Comment on why is the beginning on the left and the end on the right?
litchralee@sh.itjust.works 21 hours ago
Approximately 90% of people are right-handed. In European writing systems that use quills and pens, left-to-right makes more sense so that you can hold the pen in your right hand and drag it rightward, not into the ink you just laid down.

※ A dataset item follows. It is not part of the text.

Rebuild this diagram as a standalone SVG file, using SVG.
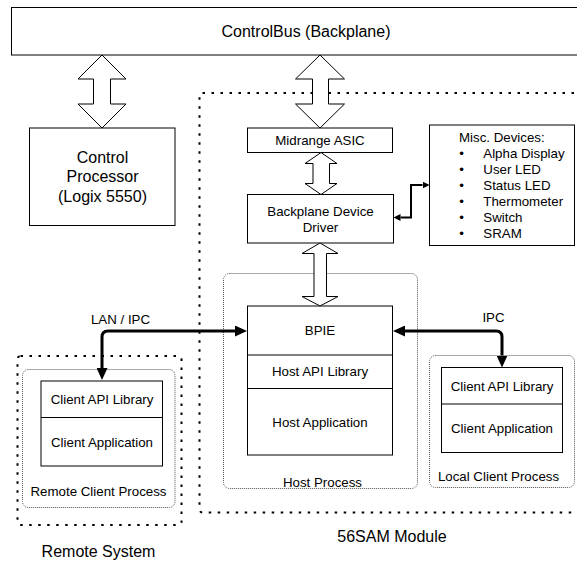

In East Asia, before writing on paper was a thing, they wrote using inscribed bone, but then eventually moved to vertical wood boards, bound together by string. Each character on the board would be ready from top-to-bottom, and then move to the next board. The most logical choice for a right handed person is to stack the wood pile on their left, and use their right hand to draw the next board to meet their gaze, then set it down on their right. For this reason, the historical writing system common to China, Japan, Korea, and Vietnam for centuries was read right-to-left. But the native Korean script is left-to-right, as is the modern Vietnamese script. And Chinese and Japanese in the 20th Century switched to left-to-right. And yet, Japanese books are still ordered “backwards” so that the title page is what Westerners would say is the back of the book, and manga panels are read from the right side toward the left.
It all boils down to right handedness, but it depends on whether your hand is moving, or the page is moving.
just_an_average_joe@lemmy.dbzer0.com 18 hours ago
Do you know why arabic languages are right to left?